Chicago Schools Will Have Full Year Despite Ruling, Mayor Says
Despite a judge's decision Friday to toss Chicago Public Schools' civil rights lawsuit against the state, Mayor Rahm Emanuel declared late Friday that classes will not end early as CPS officials had threatened.
"The children of the city of Chicago will be in school until the end of the school year," Emanuel said at news conference late Friday afternoon.
The mayor did not say where the city will get the money to keep schools open.
CPS officials had threatened to end classes three weeks early to save money if they didn’t get a favorable ruling Friday. A huge pension bill is due in June, and CPS is running out of cash.
School leaders had hoped the lawsuit would push the state and Gov. Bruce Rauner to kick in more cash for Chicago.

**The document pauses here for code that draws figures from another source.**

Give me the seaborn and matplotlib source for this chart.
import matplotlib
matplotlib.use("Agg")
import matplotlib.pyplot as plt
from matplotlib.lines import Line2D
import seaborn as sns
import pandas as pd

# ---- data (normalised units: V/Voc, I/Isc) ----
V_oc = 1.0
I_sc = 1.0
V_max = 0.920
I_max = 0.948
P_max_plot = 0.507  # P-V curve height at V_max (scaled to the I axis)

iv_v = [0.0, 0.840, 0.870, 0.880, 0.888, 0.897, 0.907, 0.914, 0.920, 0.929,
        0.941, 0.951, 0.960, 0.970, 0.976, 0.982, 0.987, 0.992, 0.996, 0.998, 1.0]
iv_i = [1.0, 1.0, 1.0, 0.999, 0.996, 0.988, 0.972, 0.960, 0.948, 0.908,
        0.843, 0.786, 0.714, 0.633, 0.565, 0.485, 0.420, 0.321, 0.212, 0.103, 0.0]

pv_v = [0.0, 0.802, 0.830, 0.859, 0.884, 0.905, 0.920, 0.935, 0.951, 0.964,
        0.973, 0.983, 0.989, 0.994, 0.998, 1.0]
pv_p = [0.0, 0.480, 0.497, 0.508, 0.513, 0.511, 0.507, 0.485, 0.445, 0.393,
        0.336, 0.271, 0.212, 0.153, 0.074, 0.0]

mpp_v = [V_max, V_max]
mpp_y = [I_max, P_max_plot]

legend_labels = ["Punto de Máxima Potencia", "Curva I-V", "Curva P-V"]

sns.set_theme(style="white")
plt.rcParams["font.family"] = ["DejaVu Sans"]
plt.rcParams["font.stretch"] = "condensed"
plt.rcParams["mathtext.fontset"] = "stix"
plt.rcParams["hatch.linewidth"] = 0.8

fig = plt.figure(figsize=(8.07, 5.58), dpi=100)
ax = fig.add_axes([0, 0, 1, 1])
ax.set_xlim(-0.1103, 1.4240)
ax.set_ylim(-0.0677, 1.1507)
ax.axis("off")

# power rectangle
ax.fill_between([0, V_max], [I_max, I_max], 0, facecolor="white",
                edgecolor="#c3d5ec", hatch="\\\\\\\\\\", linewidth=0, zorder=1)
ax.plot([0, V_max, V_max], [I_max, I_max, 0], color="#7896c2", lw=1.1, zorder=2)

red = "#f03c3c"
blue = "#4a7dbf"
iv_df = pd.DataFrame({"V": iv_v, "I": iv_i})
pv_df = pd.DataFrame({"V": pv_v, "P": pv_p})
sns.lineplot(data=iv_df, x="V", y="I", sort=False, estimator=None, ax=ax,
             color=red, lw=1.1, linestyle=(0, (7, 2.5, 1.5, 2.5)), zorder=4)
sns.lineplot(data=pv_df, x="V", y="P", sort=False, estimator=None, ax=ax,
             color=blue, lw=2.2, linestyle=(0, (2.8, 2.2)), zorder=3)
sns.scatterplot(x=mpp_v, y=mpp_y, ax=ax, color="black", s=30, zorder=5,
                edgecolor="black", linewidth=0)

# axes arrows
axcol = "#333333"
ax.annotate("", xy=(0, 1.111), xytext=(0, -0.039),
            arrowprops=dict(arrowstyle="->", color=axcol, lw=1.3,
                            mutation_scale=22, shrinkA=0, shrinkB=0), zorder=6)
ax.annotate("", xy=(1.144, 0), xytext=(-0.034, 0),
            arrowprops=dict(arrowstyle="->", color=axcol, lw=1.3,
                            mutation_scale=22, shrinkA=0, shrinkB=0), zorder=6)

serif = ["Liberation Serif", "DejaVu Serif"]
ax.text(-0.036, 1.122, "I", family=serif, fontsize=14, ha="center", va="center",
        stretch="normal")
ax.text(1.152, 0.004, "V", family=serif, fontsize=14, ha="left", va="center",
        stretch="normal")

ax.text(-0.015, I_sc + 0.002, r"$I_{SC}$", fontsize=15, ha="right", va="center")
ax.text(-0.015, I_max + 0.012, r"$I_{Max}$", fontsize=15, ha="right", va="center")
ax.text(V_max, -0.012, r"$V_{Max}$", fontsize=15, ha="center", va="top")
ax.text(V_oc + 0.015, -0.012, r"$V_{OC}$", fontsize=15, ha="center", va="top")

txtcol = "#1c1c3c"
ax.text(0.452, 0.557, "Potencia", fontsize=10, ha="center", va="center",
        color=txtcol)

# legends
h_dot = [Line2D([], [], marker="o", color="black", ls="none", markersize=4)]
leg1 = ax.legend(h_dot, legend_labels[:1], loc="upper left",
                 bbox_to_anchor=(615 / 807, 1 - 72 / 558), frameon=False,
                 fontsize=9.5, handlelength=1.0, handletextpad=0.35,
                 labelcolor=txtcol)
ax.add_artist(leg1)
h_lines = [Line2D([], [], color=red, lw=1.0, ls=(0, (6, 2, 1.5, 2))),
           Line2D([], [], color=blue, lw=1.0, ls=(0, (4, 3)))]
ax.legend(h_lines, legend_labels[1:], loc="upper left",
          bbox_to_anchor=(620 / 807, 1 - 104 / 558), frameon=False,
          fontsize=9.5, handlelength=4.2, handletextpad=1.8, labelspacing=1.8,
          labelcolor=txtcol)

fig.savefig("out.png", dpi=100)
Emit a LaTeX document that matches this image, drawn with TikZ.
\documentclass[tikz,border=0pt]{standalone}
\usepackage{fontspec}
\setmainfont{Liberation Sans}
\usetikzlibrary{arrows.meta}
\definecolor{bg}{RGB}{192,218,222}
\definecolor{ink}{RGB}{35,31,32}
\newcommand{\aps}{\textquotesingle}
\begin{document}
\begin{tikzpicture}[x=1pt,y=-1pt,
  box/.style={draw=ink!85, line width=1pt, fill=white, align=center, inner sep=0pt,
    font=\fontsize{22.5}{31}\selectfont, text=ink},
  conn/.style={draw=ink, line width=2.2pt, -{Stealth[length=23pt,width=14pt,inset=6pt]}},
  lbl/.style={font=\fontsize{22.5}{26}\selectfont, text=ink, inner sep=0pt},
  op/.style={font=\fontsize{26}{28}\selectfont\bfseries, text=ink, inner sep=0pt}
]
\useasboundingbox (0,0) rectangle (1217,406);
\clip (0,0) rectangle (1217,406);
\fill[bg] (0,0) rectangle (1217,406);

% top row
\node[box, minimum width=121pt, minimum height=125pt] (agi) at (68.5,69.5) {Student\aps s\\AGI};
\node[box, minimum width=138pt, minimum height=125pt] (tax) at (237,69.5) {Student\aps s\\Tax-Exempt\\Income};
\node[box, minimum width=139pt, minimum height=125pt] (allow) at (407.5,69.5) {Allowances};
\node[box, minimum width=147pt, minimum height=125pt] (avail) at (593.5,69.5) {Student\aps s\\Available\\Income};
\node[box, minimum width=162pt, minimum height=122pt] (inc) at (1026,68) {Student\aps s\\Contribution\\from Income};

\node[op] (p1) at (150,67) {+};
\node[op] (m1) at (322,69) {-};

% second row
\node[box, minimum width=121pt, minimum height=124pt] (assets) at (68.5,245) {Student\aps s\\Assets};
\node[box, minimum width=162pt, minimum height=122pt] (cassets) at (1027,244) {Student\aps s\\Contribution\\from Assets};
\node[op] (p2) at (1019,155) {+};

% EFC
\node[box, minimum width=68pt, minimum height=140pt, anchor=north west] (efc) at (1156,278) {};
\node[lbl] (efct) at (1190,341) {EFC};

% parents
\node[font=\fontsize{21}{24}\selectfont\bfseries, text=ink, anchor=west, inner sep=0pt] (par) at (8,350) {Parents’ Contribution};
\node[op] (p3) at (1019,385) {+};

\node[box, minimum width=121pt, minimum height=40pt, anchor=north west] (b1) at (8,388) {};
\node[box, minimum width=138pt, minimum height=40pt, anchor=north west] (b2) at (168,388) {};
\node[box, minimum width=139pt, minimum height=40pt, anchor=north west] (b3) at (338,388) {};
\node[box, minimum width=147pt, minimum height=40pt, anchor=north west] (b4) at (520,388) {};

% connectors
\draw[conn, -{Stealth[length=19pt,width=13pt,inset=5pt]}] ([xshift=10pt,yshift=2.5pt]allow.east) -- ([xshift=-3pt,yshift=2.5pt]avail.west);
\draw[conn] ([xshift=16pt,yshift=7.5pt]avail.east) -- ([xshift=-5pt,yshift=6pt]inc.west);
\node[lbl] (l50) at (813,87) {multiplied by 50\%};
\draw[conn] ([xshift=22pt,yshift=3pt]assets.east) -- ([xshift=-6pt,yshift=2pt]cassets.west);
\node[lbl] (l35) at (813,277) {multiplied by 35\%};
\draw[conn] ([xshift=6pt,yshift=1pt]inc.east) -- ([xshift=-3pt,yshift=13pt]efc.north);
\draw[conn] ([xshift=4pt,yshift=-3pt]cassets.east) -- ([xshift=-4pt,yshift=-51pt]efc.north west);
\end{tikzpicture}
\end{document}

Judge Franklin Ulyses Valderrama on Friday denied a CPS motion for an injunction seeking to bar the state from distributing education funds in a discriminatory manner. He also ruled in favor of the state's motion to dismiss the case, but he is allowing CPS to come back with a new argument.
CPS had argued that the way the state provides funds to public schools violates the civil rights of Chicago's predominantly-minority student population.
Students in Chicago public schools make up 20 percent of all Illinois students, but the district receives only 15 percent of state school funding.
Chicago schools’ CEO Forrest Claypool had said the judge's decision could mean the district will end the school year three weeks early, due to a lack of funds.